#### Objective
Exactly the lines from the first line of the records to the line holding "(0,0) rectangle (1063,617);" should be duplicated, and nothing more; pictures stay out.

** START OF Records for the task **

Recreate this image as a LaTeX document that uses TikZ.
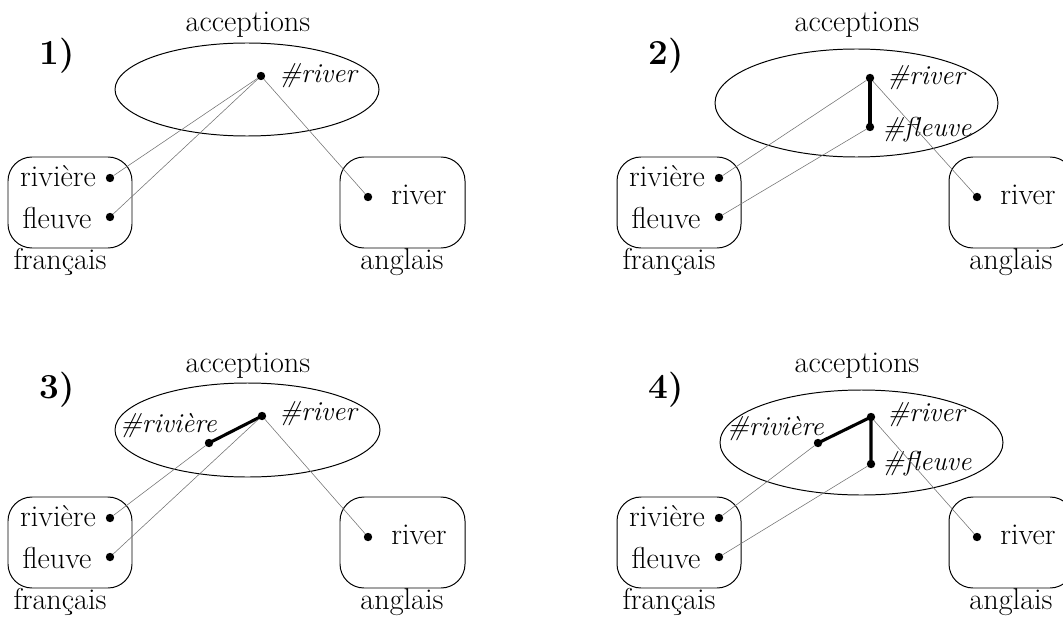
\documentclass[tikz,border=0pt]{standalone}
\usepackage{fontspec}
\def\picfont{\fontsize{21.5}{26}\selectfont}
\tikzset{
  dot/.style={circle, fill=black, inner sep=0pt, minimum size=0.21cm},
  link/.style={line width=0.4pt, black!55},
  tie/.style={line width=2.2pt, line cap=round},
  frame/.style={line width=0.7pt},
  langbox/.style={frame, rounded corners=0.6cm},
  sense/.style={font=\fontsize{19.5}{24}\selectfont\itshape, inner sep=0pt},
  word/.style={anchor=base, inner sep=0pt},
}

\begin{document}
\begin{tikzpicture}[x=0.025cm, y=-0.025cm, font=\picfont]
  \useasboundingbox (0,0) rectangle (1063,617);

  % what the four panels share
  \foreach \n/\dx/\dy/\ny in {1/0/0/65, 2/609/0/65, 3/0/340/58, 4/609/340/58}{
    \begin{scope}[shift={(\dx,\dy)}]
      \node[word, font=\fontsize{25}{30}\selectfont\bfseries] (num\n) at (57,\ny) {\n)};
      \node[word] (acc\n) at (248,32) {acceptions};
      \draw[langbox] (8,157) rectangle (132,248);
      \draw[langbox] (340,157) rectangle (465,248);
      \node[word] (fra\n) at (60,269) {français};
      \node[word] (ang\n) at (402,269) {anglais};
      \node[word] (wriv\n) at (58,186) {rivière};
      \node[word] (wfl\n) at (57,228) {fleuve};
      \node[word] (wen\n) at (419,204) {river};
      \node[dot] (riv\n) at (110,178) {};
      \node[dot] (fl\n) at (110,217) {};
      \node[dot] (en\n) at (368,197) {};
    \end{scope}
  }

  % 1)
  \begin{scope}[shift={(0,0)}]
    \draw[frame] (247,89.5) ellipse [x radius=132, y radius=46.5];
    \node[dot] (acriver1) at (261,76) {};
    \node[sense, anchor=base west] (lriver1) at (279,83) {\#river};
  \end{scope}
  \draw[link] (acriver1) -- (riv1);
  \draw[link] (acriver1) -- (fl1);
  \draw[link] (acriver1) -- (en1);

  % 2)
  \begin{scope}[shift={(609,0)}]
    \draw[frame] (247.5,103) ellipse [x radius=141.5, y radius=54];
    \node[dot] (acriver2) at (261,78) {};
    \node[dot] (acfleuve2) at (261,127) {};
    \node[sense, anchor=base west] (lriver2) at (278,85) {\#river};
    \node[sense, anchor=base west] (lfleuve2) at (273,137) {\#fleuve};
  \end{scope}
  \draw[tie] (acriver2.center) -- (acfleuve2.center);
  \draw[link] (acriver2) -- (riv2);
  \draw[link] (acfleuve2) -- (fl2);
  \draw[link] (acriver2) -- (en2);

  % 3)
  \begin{scope}[shift={(0,340)}]
    \draw[frame] (247.5,90) ellipse [x radius=132.5, y radius=47];
    \node[dot] (acriver3) at (262,76) {};
    \node[dot] (acriviere3) at (209,103) {};
    \node[sense, anchor=base west] (lriver3) at (279,80) {\#river};
    \node[sense, anchor=base east] (lriviere3) at (217,92) {\#rivière};
  \end{scope}
  \draw[tie] (acriviere3.center) -- (acriver3.center);
  \draw[link] (acriviere3) -- (riv3);
  \draw[link] (acriver3) -- (fl3);
  \draw[link] (acriver3) -- (en3);

  % 4)
  \begin{scope}[shift={(609,340)}]
    \draw[frame] (252.5,102.5) ellipse [x radius=141.5, y radius=52.5];
    \node[dot] (acriver4) at (262,77) {};
    \node[dot] (acriviere4) at (209,103) {};
    \node[dot] (acfleuve4) at (262,124) {};
    \node[sense, anchor=base west] (lriver4) at (278,81) {\#river};
    \node[sense, anchor=base east] (lriviere4) at (215,95) {\#rivière};
    \node[sense, anchor=base west] (lfleuve4) at (273,130) {\#fleuve};
  \end{scope}
  \draw[tie] (acriviere4.center) -- (acriver4.center) -- (acfleuve4.center);
  \draw[link] (acriviere4) -- (riv4);
  \draw[link] (acfleuve4) -- (fl4);
  \draw[link] (acriver4) -- (en4);
\end{tikzpicture}
\end{document}
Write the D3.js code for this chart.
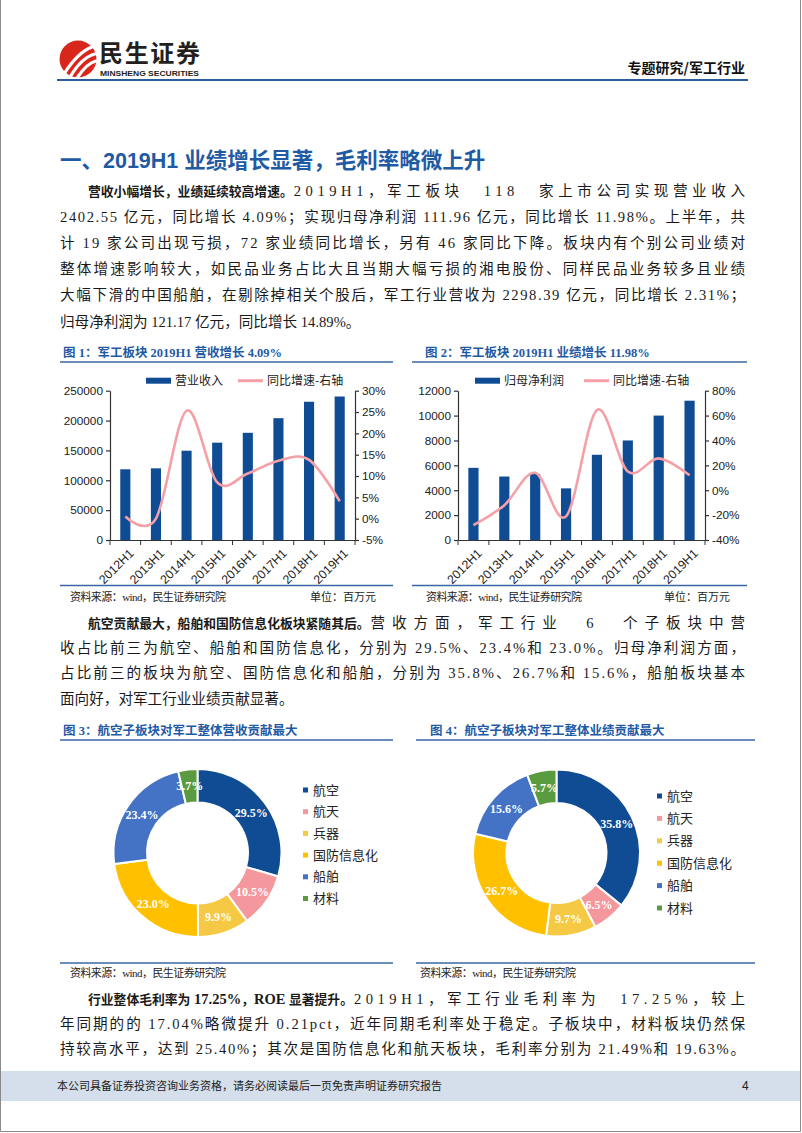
<!DOCTYPE html>
<html><head><meta charset="utf-8">
<script src="https://cdn.jsdelivr.net/npm/d3@7"></script>
<style>body{margin:0;background:#fff}svg{display:block}</style>
</head><body>
<svg id="page" width="802" height="1133"></svg>
<script>
// ---------- DATA ----------
const years = ["2012H1","2013H1","2014H1","2015H1","2016H1","2017H1","2018H1","2019H1"];
const revenue = [118400,120000,149500,163000,179500,204000,231500,240255];
const revenueGrowth = [0.5,0.0,25.3,8.5,10.6,13.6,13.8,4.09];
const revLeftTicks = [0,50000,100000,150000,200000,250000];
const revRightTicks = [-5,0,5,10,15,20,25,30];
const profit = [5800,5100,5300,4150,6850,8000,10000,11196];
const profitGrowth = [-28,-12,14,-21,64.5,15,25.6,11.98];
const profLeftTicks = [0,2000,4000,6000,8000,10000,12000];
const profRightTicks = [-40,-20,0,20,40,60,80];
const sectors = ["航空","航天","兵器","国防信息化","船舶","材料"];
const revenueShare = [29.5,10.5,9.9,23.0,23.4,3.7];
const profitShare = [35.8,6.5,9.7,26.7,15.6,5.7];
const sectorColors = ["#0f4c94","#f4989d","#f6c944","#ffc000","#4472c4","#5b9b3f"];

const para1 = [
  [{t:"营收小幅增长，业绩延续较高增速。",b:true},{t:"2019H1，军工板块 118 家上市公司实现营业收入"}],
  [{t:"2402.55 亿元，同比增长 4.09%；实现归母净利润 111.96 亿元，同比增长 11.98%。上半年，共"}],
  [{t:"计 19 家公司出现亏损，72 家业绩同比增长，另有 46 家同比下降。板块内有个别公司业绩对"}],
  [{t:"整体增速影响较大，如民品业务占比大且当期大幅亏损的湘电股份、同样民品业务较多且业绩"}],
  [{t:"大幅下滑的中国船舶，在剔除掉相关个股后，军工行业营收为 2298.39 亿元，同比增长 2.31%；"}],
  [{t:"归母净利润为 121.17 亿元，同比增长 14.89%。"}]
];
const para2 = [
  [{t:"航空贡献最大，船舶和国防信息化板块紧随其后。",b:true},{t:"营收方面，军工行业 6 个子板块中营"}],
  [{t:"收占比前三为航空、船舶和国防信息化，分别为 29.5%、23.4%和 23.0%。归母净利润方面，"}],
  [{t:"占比前三的板块为航空、国防信息化和船舶，分别为 35.8%、26.7%和 15.6%，船舶板块基本"}],
  [{t:"面向好，对军工行业业绩贡献显著。"}]
];
const para3 = [
  [{t:"行业整体毛利率为 17.25%，ROE 显著提升。",b:true},{t:"2019H1，军工行业毛利率为 17.25%，较上"}],
  [{t:"年同期的的 17.04%略微提升 0.21pct，近年同期毛利率处于稳定。子板块中，材料板块仍然保"}],
  [{t:"持较高水平，达到 25.40%；其次是国防信息化和航天板块，毛利率分别为 21.49%和 19.63%。"}]
];

// ---------- STYLE ----------
const SERIF = '"Liberation Serif","Noto Sans CJK SC",serif';
const SANS = '"Liberation Sans","Noto Sans CJK SC",sans-serif';
const CJK = '"Noto Sans CJK SC",sans-serif';
const BLUE = "#1f5aa5";
const BAR = "#0f4c94";
const PINK = "#f5a0a6";

const svg = d3.select("#page");

// page border
svg.append("path").attr("d","M0.5,0V1131.5H800.5V0").attr("fill","none").attr("stroke","#8a8a8a").attr("stroke-width",1);

// ---------- HEADER ----------
const logo = svg.append("g");
logo.append("circle").attr("cx",78).attr("cy",59).attr("r",18.5).attr("fill","#d9261c");
[[64,74,78,52,92,47],[70,77,82,57,95,54],[77,78,87,63,96,61]].forEach(p=>{
  logo.append("path").attr("d",`M${p[0]},${p[1]}Q${p[2]},${p[3]} ${p[4]},${p[5]}`)
    .attr("fill","none").attr("stroke","#fff").attr("stroke-width",3.2).attr("stroke-linecap","round");
});
svg.append("text").attr("x",99).attr("y",62).attr("font-family",CJK).attr("font-weight","bold")
  .attr("font-size",24).attr("fill","#231f20").attr("textLength",101).text("民生证券");
svg.append("text").attr("x",100).attr("y",75.5).attr("font-family",SANS).attr("font-weight","bold")
  .attr("font-size",8).attr("fill","#231f20").attr("textLength",99).attr("lengthAdjust","spacingAndGlyphs").text("MINSHENG SECURITIES");
svg.append("text").attr("x",745).attr("y",73).attr("text-anchor","end").attr("font-family",CJK)
  .attr("font-weight","bold").attr("font-size",14).attr("fill","#111").text("专题研究/军工行业");
svg.append("line").attr("x1",57).attr("x2",748).attr("y1",80).attr("y2",80).attr("stroke","#2b5d9b").attr("stroke-width",2);

// ---------- HEADING ----------
svg.append("text").attr("x",60).attr("y",168).attr("font-family",SANS).attr("font-weight","bold")
  .attr("font-size",21.5).attr("fill",BLUE).text("一、2019H1 业绩增长显著，毛利率略微上升");

// ---------- PARAGRAPHS ----------
function paragraph(lines, y0, dy, justifyLast){
  lines.forEach((parts,i)=>{
    const y = y0 + i*dy;
    let x = i===0 ? 88 : 60;
    const right = 745;
    const justify = i < lines.length-1 || justifyLast;
    parts.forEach((p,j)=>{
      const t = svg.append("text").attr("x",x).attr("y",y).attr("fill","#1a1a1a");
      if (p.b){
        const runs = p.t.match(/[\x00-\xff]+|[^\x00-\xff]+/g);
        runs.forEach(r=>{
          const latin = /^[\x00-\xff]+$/.test(r);
          t.append("tspan").attr("font-family",latin?SERIF:CJK).attr("font-weight","bold")
            .attr("font-size",latin?14.5:12.8).text(r);
        });
      } else {
        t.attr("font-family",SERIF).attr("font-size",14.6).text(p.t);
      }
      const w = t.node().getComputedTextLength();
      if (j===parts.length-1 && justify){
        const target = right - x;
        const extra = target - w;
        const nSp = (p.t.match(/ /g)||[]).length;
        if (nSp && extra / p.t.length > 2.5){
          t.attr("word-spacing", Math.min(12, extra*0.4/nSp));
        }
        t.attr("textLength", target).attr("lengthAdjust","spacing");
        x = right;
      } else x += w + 1;
    });
  });
}
paragraph(para1, 195.5, 26.2, false);
paragraph(para2, 627.5, 25.4, false);
paragraph(para3, 1003.5, 25, true);

// ---------- BAR + LINE CHARTS ----------
function barLine(cfg){
  const g = svg.append("g");
  g.append("text").attr("x",cfg.titleX).attr("y",356.5).attr("font-family",SERIF).attr("font-weight","bold")
    .attr("font-size",12.5).attr("fill",BLUE).text(cfg.title);
  g.append("line").attr("x1",cfg.frame[0]).attr("x2",cfg.frame[1]).attr("y1",362).attr("y2",362).attr("stroke","#3a67a3").attr("stroke-width",1.5);
  g.append("line").attr("x1",cfg.frame[0]).attr("x2",cfg.frame[1]).attr("y1",585.5).attr("y2",585.5).attr("stroke","#3a67a3").attr("stroke-width",1.5);
  g.append("text").attr("x",cfg.srcX).attr("y",600.5).attr("font-family",SERIF).attr("font-size",11).attr("fill","#222")
    .attr("textLength",156).attr("lengthAdjust","spacing").text("资料来源：wind，民生证券研究院");
  g.append("text").attr("x",cfg.unitX).attr("y",600.5).attr("text-anchor","end").attr("font-family",SERIF).attr("font-size",11).attr("fill","#222").text("单位：百万元");

  const x = d3.scaleBand().domain(years).range([cfg.left,cfg.right]).padding(0);
  const yL = d3.scaleLinear().domain(cfg.leftDomain).range([540,390.7]);
  const yR = d3.scaleLinear().domain(cfg.rightDomain).range([540,390.7]);
  const bw = x.step()*0.33;

  g.selectAll("rect.bar").data(cfg.bars).join("rect").attr("class","bar")
    .attr("x",(d,i)=>x(years[i])+x.step()/2-bw/2).attr("width",bw)
    .attr("y",d=>yL(d)).attr("height",d=>540-yL(d)).attr("fill",BAR);

  const axL = g.append("g").attr("transform",`translate(${cfg.left},0)`)
    .call(d3.axisLeft(yL).tickValues(cfg.leftTicks).tickSize(4).tickSizeOuter(0).tickPadding(3).tickFormat(d3.format("d")));
  const axR = g.append("g").attr("transform",`translate(${cfg.right},0)`)
    .call(d3.axisRight(yR).tickValues(cfg.rightTicks).tickSize(4).tickSizeOuter(0).tickPadding(3).tickFormat(d=>d+"%"));
  const axB = g.append("g").attr("transform","translate(0,540)")
    .call(d3.axisBottom(x).tickSize(0).tickSizeOuter(0));
  g.selectAll("line.bt").data(d3.range(years.length+1)).join("line").attr("class","bt")
    .attr("x1",i=>cfg.left+i*x.step()).attr("x2",i=>cfg.left+i*x.step()).attr("y1",540).attr("y2",545)
    .attr("stroke","#333");
  [axL,axR,axB].forEach(a=>{
    a.selectAll("path,line").attr("stroke","#333").attr("stroke-width",1.2);
    a.selectAll("text").attr("font-family",SANS).attr("font-size",11.8).attr("fill","#222");
  });
  axB.selectAll(".tick text").attr("text-anchor","end").attr("dy","0.35em").attr("font-size",12.3)
    .attr("transform","translate(4,9) rotate(-45)");

  const line = d3.line().x((d,i)=>x(years[i])+x.step()/2).y(d=>yR(d)).curve(d3.curveCardinal);
  g.append("path").attr("d",line(cfg.growth)).attr("fill","none").attr("stroke",PINK).attr("stroke-width",2.6);

  const ly = 380.7;
  g.append("rect").attr("x",cfg.leg[0]).attr("y",ly-3).attr("width",25).attr("height",6).attr("fill",BAR);
  g.append("text").attr("x",cfg.leg[0]+29).attr("y",ly+4.5).attr("font-family",CJK).attr("font-size",12).attr("fill","#222").text(cfg.barName);
  g.append("line").attr("x1",cfg.leg[1]).attr("x2",cfg.leg[1]+25).attr("y1",ly).attr("y2",ly).attr("stroke",PINK).attr("stroke-width",3);
  g.append("text").attr("x",cfg.leg[1]+29).attr("y",ly+4.5).attr("font-family",CJK).attr("font-size",12).attr("fill","#222").text("同比增速-右轴");
}

barLine({title:"图 1：军工板块 2019H1 营收增长 4.09%", titleX:63, frame:[60,393], srcX:70, unitX:376,
  left:110, right:355, leftDomain:[0,250000], rightDomain:[-5,30], leftTicks:revLeftTicks, rightTicks:revRightTicks,
  bars:revenue, growth:revenueGrowth, leg:[146,238], barName:"营业收入"});
barLine({title:"图 2：军工板块 2019H1 业绩增长 11.98%", titleX:425, frame:[412,747], srcX:426, unitX:730,
  left:458, right:705, leftDomain:[0,12000], rightDomain:[-40,80], leftTicks:profLeftTicks, rightTicks:profRightTicks,
  bars:profit, growth:profitGrowth, leg:[475,584], barName:"归母净利润"});

// ---------- DONUTS ----------
function donut(cfg){
  const g = svg.append("g");
  g.append("text").attr("x",cfg.titleX).attr("y",734.5).attr("font-family",SERIF).attr("font-weight","bold")
    .attr("font-size",12.5).attr("fill",BLUE).text(cfg.title);
  g.append("line").attr("x1",cfg.frame[0]).attr("x2",cfg.frame[1]).attr("y1",740).attr("y2",740).attr("stroke","#3a67a3").attr("stroke-width",1.5);
  g.append("line").attr("x1",cfg.frame[0]).attr("x2",cfg.frame[1]).attr("y1",963).attr("y2",963).attr("stroke","#3a67a3").attr("stroke-width",1.5);
  g.append("text").attr("x",cfg.srcX).attr("y",976.5).attr("font-family",SERIF).attr("font-size",11).attr("fill","#222")
    .attr("textLength",156).attr("lengthAdjust","spacing").text("资料来源：wind，民生证券研究院");

  const pie = d3.pie().sort(null).value(d=>d)(cfg.values);
  const arc = d3.arc().innerRadius(cfg.ri).outerRadius(cfg.ro);
  const c = g.append("g").attr("transform",`translate(${cfg.cx},${cfg.cy})`);
  c.selectAll("path").data(pie).join("path").attr("d",arc).attr("fill",(d,i)=>sectorColors[i])
    .attr("stroke","#fff").attr("stroke-width",2);
  c.selectAll("text").data(pie).join("text").attr("transform",d=>`translate(${arc.centroid(d)})`)
    .attr("text-anchor","middle").attr("dy","0.35em").attr("font-family",SERIF).attr("font-weight","bold")
    .attr("font-size",12).attr("fill","#fff").text(d=>d3.format(".1f")(d.data)+"%");

  sectors.forEach((s,i)=>{
    const y = cfg.legY + i*cfg.legDy;
    g.append("rect").attr("x",cfg.legX).attr("y",y-2.5).attr("width",5).attr("height",5).attr("fill",sectorColors[i]);
    g.append("text").attr("x",cfg.legX+10).attr("y",y+4.6).attr("font-family",CJK).attr("font-size",13).attr("fill","#222").text(s);
  });
}
donut({title:"图 3：航空子板块对军工整体营收贡献最大", titleX:63, frame:[60,393], srcX:70,
  cx:197.5, cy:853, ro:84, ri:50.5, values:revenueShare, legX:303, legY:790, legDy:21.7});
donut({title:"图 4：航空子板块对军工整体业绩贡献最大", titleX:430, frame:[416,755], srcX:420,
  cx:556.5, cy:853, ro:83.5, ri:50, values:profitShare, legX:657, legY:796, legDy:22.4});

// ---------- FOOTER ----------
svg.append("rect").attr("x",1).attr("y",1071).attr("width",799).attr("height",30).attr("fill","#d4dfeb");
svg.append("text").attr("x",57).attr("y",1090).attr("font-family",CJK).attr("font-size",11).attr("fill","#222")
  .text("本公司具备证券投资咨询业务资格，请务必阅读最后一页免责声明证券研究报告");
svg.append("text").attr("x",742).attr("y",1090).attr("font-family",SANS).attr("font-size",12).attr("fill","#222").text("4");
</script>
</body></html>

** END OF Records for the task **

#### The answer
Recreate this image as a LaTeX document that uses TikZ.
\documentclass[tikz,border=0pt]{standalone}
\usepackage{fontspec}
\def\picfont{\fontsize{21.5}{26}\selectfont}
\tikzset{
  dot/.style={circle, fill=black, inner sep=0pt, minimum size=0.21cm},
  link/.style={line width=0.4pt, black!55},
  tie/.style={line width=2.2pt, line cap=round},
  frame/.style={line width=0.7pt},
  langbox/.style={frame, rounded corners=0.6cm},
  sense/.style={font=\fontsize{19.5}{24}\selectfont\itshape, inner sep=0pt},
  word/.style={anchor=base, inner sep=0pt},
}

\begin{document}
\begin{tikzpicture}[x=0.025cm, y=-0.025cm, font=\picfont]
  \useasboundingbox (0,0) rectangle (1063,617);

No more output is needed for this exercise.